Copy out the material below in full, but not its images.
## start
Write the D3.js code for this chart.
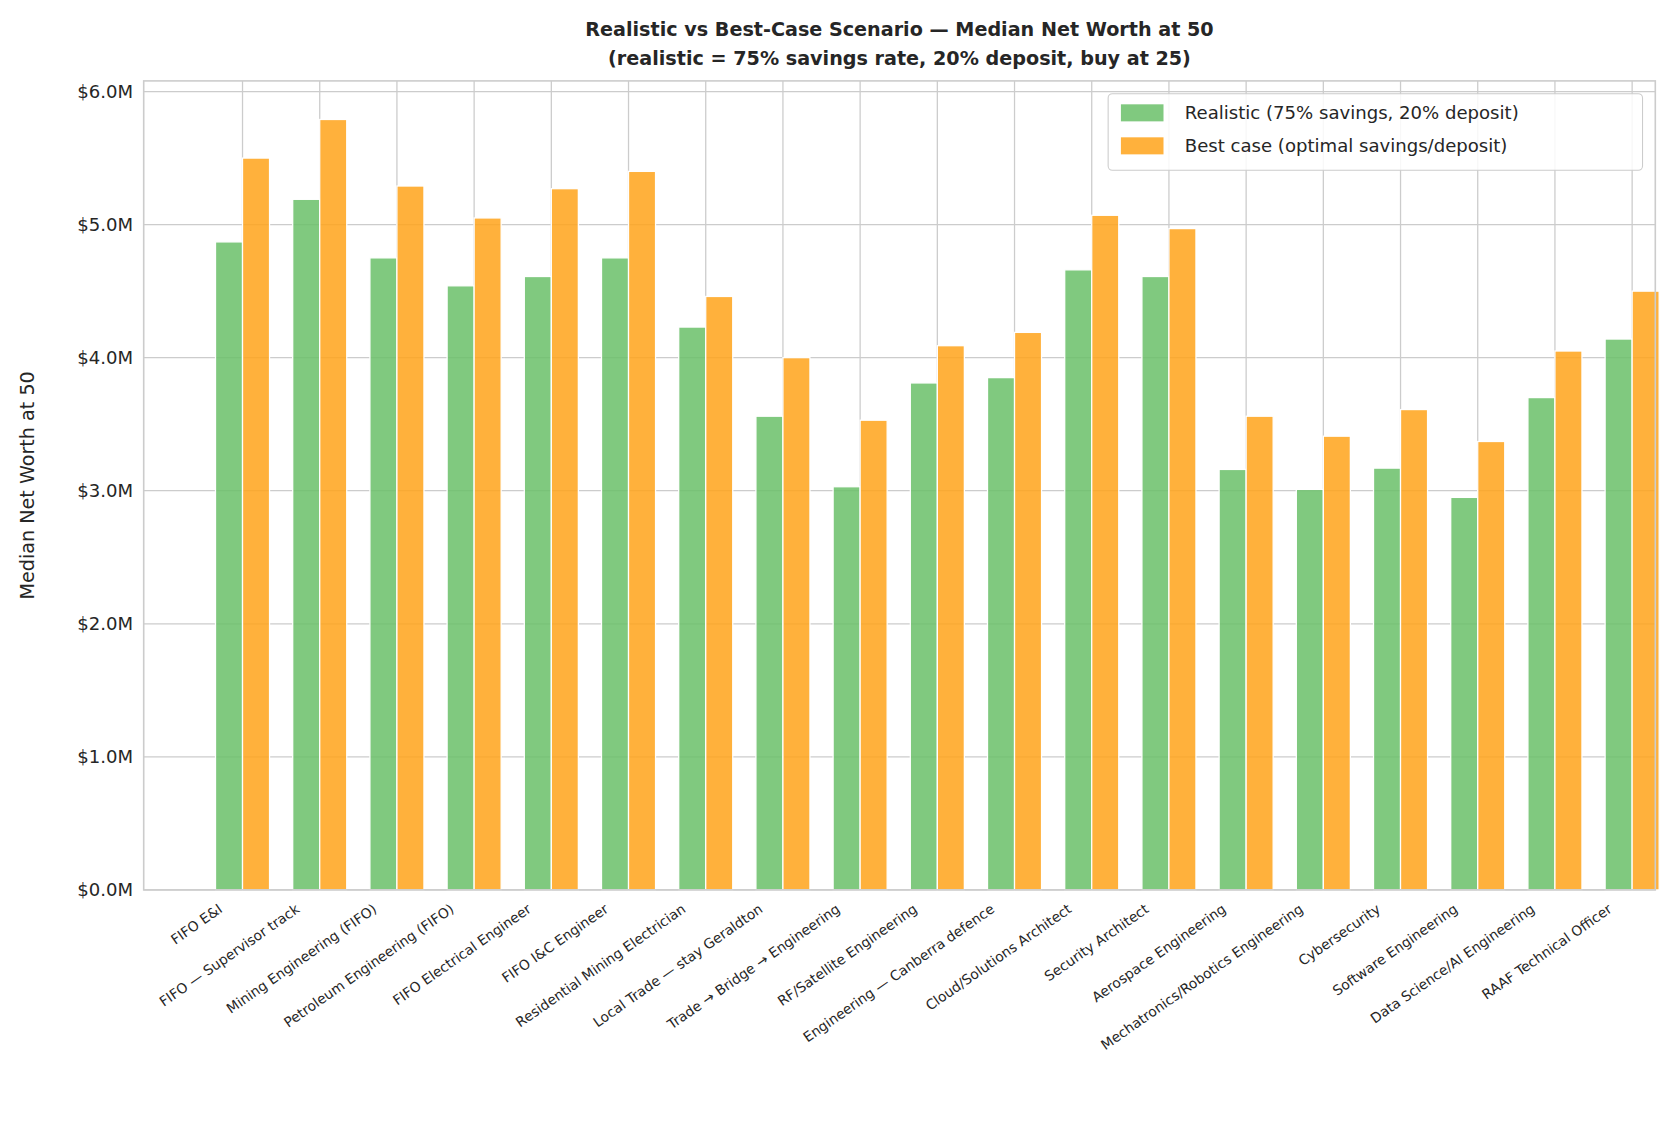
<!DOCTYPE html><html><head><meta charset="utf-8"><script src="https://cdn.jsdelivr.net/npm/d3@7"></script>
<style>body{margin:0;background:#fff}text{font-family:"DejaVu Sans",sans-serif;fill:#262626}</style></head><body><svg id="c" width="1669" height="1130"></svg><script>
const categories=["FIFO E&I","FIFO — Supervisor track","Mining Engineering (FIFO)","Petroleum Engineering (FIFO)","FIFO Electrical Engineer","FIFO I&C Engineer","Residential Mining Electrician","Local Trade — stay Geraldton","Trade → Bridge → Engineering","RF/Satellite Engineering","Engineering — Canberra defence","Cloud/Solutions Architect","Security Architect","Aerospace Engineering","Mechatronics/Robotics Engineering","Cybersecurity","Software Engineering","Data Science/AI Engineering","RAAF Technical Officer"];
const realistic=[4.87,5.19,4.75,4.54,4.61,4.75,4.23,3.56,3.03,3.81,3.85,4.66,4.61,3.16,3.01,3.17,2.95,3.70,4.14];
const bestCase=[5.50,5.79,5.29,5.05,5.27,5.40,4.46,4.00,3.53,4.09,4.19,5.07,4.97,3.56,3.41,3.61,3.37,4.05,4.50];
const yTicks=[0,1,2,3,4,5,6];
const seriesNames=["Realistic (75% savings, 20% deposit)","Best case (optimal savings/deposit)"];
const colors=["#6abf69","#ffa31a"];
const svg=d3.select("#c").append("g").attr("transform","scale(1.0645)");
const L=135,R=1555,T=76,B=836;
const x=d3.scaleLinear().domain([-1.28,18.3]).range([L,R]);
const y=d3.scaleLinear().domain([0,6.08]).range([B,T]);
const g=svg.append("g");
g.selectAll(".hg").data(yTicks).join("line").attr("x1",L).attr("x2",R).attr("y1",d=>y(d)).attr("y2",d=>y(d)).attr("stroke","#cccccc").attr("stroke-width",1.2);
g.selectAll(".vg").data(categories).join("line").attr("x1",(d,i)=>x(i)).attr("x2",(d,i)=>x(i)).attr("y1",T).attr("y2",B).attr("stroke","#cccccc").attr("stroke-width",1.2);
const bw=x(0.35)-x(0);
[realistic,bestCase].forEach((arr,s)=>{
g.selectAll(".b"+s).data(arr).join("rect").attr("x",(d,i)=>s==0?x(i)-bw:x(i)).attr("width",bw).attr("y",d=>y(d)).attr("height",d=>B-y(d)).attr("fill",colors[s]).attr("fill-opacity",0.85).attr("stroke","#fff").attr("stroke-width",1.2);
});
svg.append("rect").attr("x",L).attr("y",T).attr("width",R-L).attr("height",B-T).attr("fill","none").attr("stroke","#cccccc").attr("stroke-width",1.5);
g.selectAll(".yl").data(yTicks).join("text").attr("x",L-10).attr("y",d=>y(d)+6).attr("text-anchor","end").attr("font-size",17).text(d=>"$"+d.toFixed(1)+"M");
g.selectAll(".xl").data(categories).join("text").attr("text-anchor","end").attr("font-size",13).attr("transform",(d,i)=>`translate(${x(i)-18},${B+20}) rotate(-35)`).text(d=>d);
svg.append("text").attr("transform",`translate(32,${(T+B)/2}) rotate(-90)`).attr("text-anchor","middle").attr("font-size",18).text("Median Net Worth at 50");
svg.append("text").attr("x",(L+R)/2).attr("y",34).attr("text-anchor","middle").attr("font-size",18).attr("font-weight","bold").text("Realistic vs Best-Case Scenario — Median Net Worth at 50");
svg.append("text").attr("x",(L+R)/2).attr("y",61).attr("text-anchor","middle").attr("font-size",18).attr("font-weight","bold").text("(realistic = 75% savings rate, 20% deposit, buy at 25)");
const lg=svg.append("g").attr("transform","translate(1041,88)");
lg.append("rect").attr("width",502).attr("height",72).attr("rx",4).attr("fill","#fff").attr("fill-opacity",0.85).attr("stroke","#cccccc");
seriesNames.forEach((n,i)=>{lg.append("rect").attr("x",12).attr("y",10+i*31).attr("width",40).attr("height",16).attr("fill",colors[i]).attr("fill-opacity",0.85);
lg.append("text").attr("x",72).attr("y",24+i*31).attr("font-size",17).text(n);});
</script></body></html>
## end
- _REPLY TO THE TASK_
Write the D3.js code for this chart.
<!DOCTYPE html><html><head><meta charset="utf-8"><script src="https://cdn.jsdelivr.net/npm/d3@7"></script>
<style>body{margin:0;background:#fff}text{font-family:"DejaVu Sans",sans-serif;fill:#262626}</style></head><body><svg id="c" width="1669" height="1130"></svg><script>
const categories=["FIFO E&I","FIFO — Supervisor track","Mining Engineering (FIFO)","Petroleum Engineering (FIFO)","FIFO Electrical Engineer","FIFO I&C Engineer","Residential Mining Electrician","Local Trade — stay Geraldton","Trade → Bridge → Engineering","RF/Satellite Engineering","Engineering — Canberra defence","Cloud/Solutions Architect","Security Architect","Aerospace Engineering","Mechatronics/Robotics Engineering","Cybersecurity","Software Engineering","Data Science/AI Engineering","RAAF Technical Officer"];
const realistic=[4.87,5.19,4.75,4.54,4.61,4.75,4.23,3.56,3.03,3.81,3.85,4.66,4.61,3.16,3.01,3.17,2.95,3.70,4.14];
const bestCase=[5.50,5.79,5.29,5.05,5.27,5.40,4.46,4.00,3.53,4.09,4.19,5.07,4.97,3.56,3.41,3.61,3.37,4.05,4.50];
const yTicks=[0,1,2,3,4,5,6];
const seriesNames=["Realistic (75% savings, 20% deposit)","Best case (optimal savings/deposit)"];
const colors=["#6abf69","#ffa31a"];
const svg=d3.select("#c").append("g").attr("transform","scale(1.0645)");
const L=135,R=1555,T=76,B=836;
const x=d3.scaleLinear().domain([-1.28,18.3]).range([L,R]);
const y=d3.scaleLinear().domain([0,6.08]).range([B,T]);
const g=svg.append("g");
g.selectAll(".hg").data(yTicks).join("line").attr("x1",L).attr("x2",R).attr("y1",d=>y(d)).attr("y2",d=>y(d)).attr("stroke","#cccccc").attr("stroke-width",1.2);
g.selectAll(".vg").data(categories).join("line").attr("x1",(d,i)=>x(i)).attr("x2",(d,i)=>x(i)).attr("y1",T).attr("y2",B).attr("stroke","#cccccc").attr("stroke-width",1.2);
const bw=x(0.35)-x(0);
[realistic,bestCase].forEach((arr,s)=>{
g.selectAll(".b"+s).data(arr).join("rect").attr("x",(d,i)=>s==0?x(i)-bw:x(i)).attr("width",bw).attr("y",d=>y(d)).attr("height",d=>B-y(d)).attr("fill",colors[s]).attr("fill-opacity",0.85).attr("stroke","#fff").attr("stroke-width",1.2);
});
svg.append("rect").attr("x",L).attr("y",T).attr("width",R-L).attr("height",B-T).attr("fill","none").attr("stroke","#cccccc").attr("stroke-width",1.5);
g.selectAll(".yl").data(yTicks).join("text").attr("x",L-10).attr("y",d=>y(d)+6).attr("text-anchor","end").attr("font-size",17).text(d=>"$"+d.toFixed(1)+"M");
g.selectAll(".xl").data(categories).join("text").attr("text-anchor","end").attr("font-size",13).attr("transform",(d,i)=>`translate(${x(i)-18},${B+20}) rotate(-35)`).text(d=>d);
svg.append("text").attr("transform",`translate(32,${(T+B)/2}) rotate(-90)`).attr("text-anchor","middle").attr("font-size",18).text("Median Net Worth at 50");
svg.append("text").attr("x",(L+R)/2).attr("y",34).attr("text-anchor","middle").attr("font-size",18).attr("font-weight","bold").text("Realistic vs Best-Case Scenario — Median Net Worth at 50");
svg.append("text").attr("x",(L+R)/2).attr("y",61).attr("text-anchor","middle").attr("font-size",18).attr("font-weight","bold").text("(realistic = 75% savings rate, 20% deposit, buy at 25)");
const lg=svg.append("g").attr("transform","translate(1041,88)");
lg.append("rect").attr("width",502).attr("height",72).attr("rx",4).attr("fill","#fff").attr("fill-opacity",0.85).attr("stroke","#cccccc");
seriesNames.forEach((n,i)=>{lg.append("rect").attr("x",12).attr("y",10+i*31).attr("width",40).attr("height",16).attr("fill",colors[i]).attr("fill-opacity",0.85);
lg.append("text").attr("x",72).attr("y",24+i*31).attr("font-size",17).text(n);});
</script></body></html>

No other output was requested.